Well, based on the current weather patterns and the fact that we have a weak, cooler than normal sea-surface temperature event, La Nina, in the waters of the Pacific Ocean, Cliff and I see about a 70 percent chance of a White Christmas across the Inland Northwest. However, we don’t expect to see the big snowfall totals later this month like we had in December of both 2015 and 2016.

November 2016 was practically snowless in the Coeur d’Alene area. But, in December 2016, a whopping 35.7 inches of snow fell. Last Christmas Day, Cliff measured 13 inches of the white stuff on the ground. In December 2015, there was more than 21 inches of snow on the ground. That was during an El Nino year as ocean temperatures were warmer than average in the Equatorial regions. Big snowfalls in December during an El Nino year are not that common, but do happen about 25 percent of the time.

Our snowfall Christmas forecast predicts a high 80 percent chance or greater of at least an inch of snow on the ground across most of Canada and much of the extreme northern U.S. north of Interstate 90 on Dec. 25.

As frigid Arctic air pushes southward into the northern and central U.S., heavier snowfalls are expected from the violent collisions between the very cold air to the north and copious amounts of moisture from the North Pacific regions as well as the Gulf of Mexico. This is a big reason why Cliff and I see a 70 percent chance of a White Christmas in our region.

Elsewhere across the country, while much of the region from about I-90 northward has an 80 percent chance of snow on Christmas Day, there is a 70 percent chance of a White Christmas across New England. Probabilities dip to 50 percent between Interstate 90 and Interstate 80, which includes most of Idaho, Colorado, South Dakota, much of Nebraska, Iowa, northern and central Illinois, northern Ohio and Pennsylvania and New York state, but not New York City. The Big Apple has only a 30 percent chance of a White Christmas this year.

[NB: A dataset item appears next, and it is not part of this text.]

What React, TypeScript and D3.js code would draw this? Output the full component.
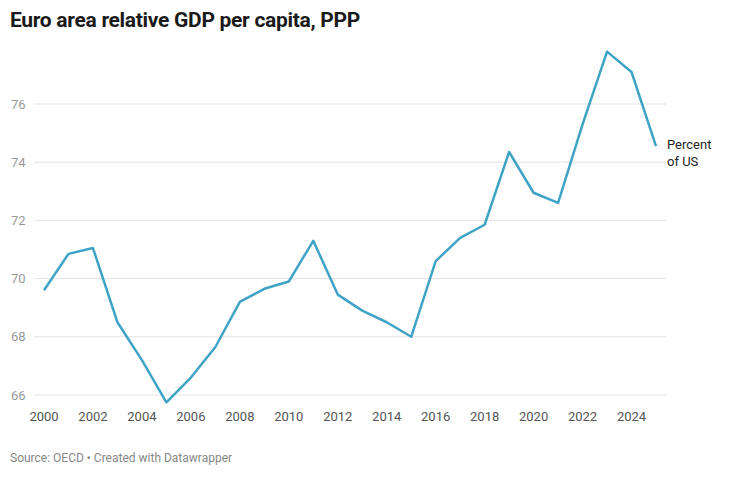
import React, { useEffect, useRef } from 'react';
import * as d3 from 'd3';

const years = d3.range(2000, 2026);
const values = [
  69.6, 70.85, 71.05, 68.5, 67.2, 65.75, 66.6, 67.65, 69.2, 69.65, 69.9, 71.3, 69.45,
  68.9, 68.5, 68.0, 70.6, 71.4, 71.85, 74.35, 72.95, 72.6, 75.3, 77.8, 77.1, 74.55,
];
const yTicks = [66, 68, 70, 72, 74, 76];
const xTicks = d3.range(2000, 2026, 2);

const width = 729;
const height = 478;

export default function App() {
  const svgRef = useRef<SVGSVGElement>(null);

  useEffect(() => {
    const svg = d3.select(svgRef.current);
    svg.selectAll('*').remove();
    const font = 'Roboto, sans-serif';

    const x = d3.scaleLinear().domain([2000, 2025]).range([44, 656]);
    const y = d3.scaleLinear().domain([66, 76]).range([395, 104]);

    svg.append('text').attr('x', 10).attr('y', 27).attr('font-family', font)
      .attr('font-size', 21).attr('font-weight', 700).attr('fill', '#1a1a1a')
      .attr('letter-spacing', -0.3)
      .text('Euro area relative GDP per capita, PPP');

    // gridlines
    svg.append('g').selectAll('line').data(yTicks).join('line')
      .attr('x1', 34).attr('x2', 666)
      .attr('y1', d => y(d)).attr('y2', d => y(d))
      .attr('stroke', '#e3e3e3').attr('stroke-width', 1);

    svg.append('g').selectAll('text').data(yTicks).join('text')
      .attr('x', 11).attr('y', d => y(d)).attr('dy', '0.35em')
      .attr('font-family', font).attr('font-size', 13).attr('fill', '#999')
      .text(d => d);

    svg.append('g').selectAll('text').data(xTicks).join('text')
      .attr('x', d => x(d)).attr('y', 421).attr('text-anchor', 'middle')
      .attr('font-family', font).attr('font-size', 13).attr('fill', '#555')
      .text(d => d);

    const line = d3.line<number>().x((_, i) => x(years[i])).y(d => y(d));
    svg.append('path').datum(values).attr('d', line)
      .attr('fill', 'none').attr('stroke', '#3fa3c6').attr('stroke-width', 2.5)
      .attr('stroke-linejoin', 'round');

    const lab = svg.append('text').attr('font-family', font).attr('font-size', 13).attr('fill', '#222');
    lab.append('tspan').attr('x', 667).attr('y', 149).text('Percent');
    lab.append('tspan').attr('x', 667).attr('y', 166).text('of US');

    svg.append('text').attr('x', 10).attr('y', 462).attr('font-family', font)
      .attr('font-size', 12).attr('fill', '#888')
      .text('Source: OECD • Created with Datawrapper');
  }, []);

  return (
    <svg ref={svgRef} width={width} height={height}
      style={{ position: 'absolute', left: 0, top: 0, background: '#fff' }} />
  );
}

Cities and towns in the central U.S. near Interstate 70 eastward to the Mid-Atlantic states likewise have around a 30 percent chance of seeing snow on the ground on Dec. 25. There is only a 10 percent chance of a White Christmas across parts of the southern U.S. this year, but anything is possible in this cycle of wide weather extremes.

Although we are in the cooler La Nina cycle, the southern U.S., including Southern California and the Desert Southwest, are not likely to have any snow as we seem to be in a warmer temperature pattern across the globe.

In other countries, much of northern Europe and northern Asia have a very good chance for a White Christmas. The northern British Isles have a 30 percent chance of a White Christmas, with a strong 80 to 90 percent probability of snow across Norway, Sweden and Finland in Scandinavia. From eastern Europe into Russia, there is a 60 to 90 percent chance for a White Christmas. Northern Italy has only about a 30 percent chance of seeing snow on Dec. 25.

In the near-term, we’re going to have a break from the wet weather pattern that was seen in November. A strong ridge of high pressure is expected to be locked in over the western states until around the middle of the month. This will mean a lot of fog, freezing fog and high temperatures near the freezing mark in Coeur d’Alene and surrounding areas.

With the high pressure system over the West this week, a frigid air mass will be spilling southward from the north over the middle and eastern portions of the country. Sub-freezing temperatures are expected all the way down into the Gulf Coastal states.

Around the middle of the month, as we get toward the normally wet “new moon” lunar phase that begins late on Dec. 17, the high pressure system will weaken and our region should start to see an increase of moisture that will include snow. However, there is a possibility that some of this moisture will fall as rain before changing back to snow. It all depends on the temperature.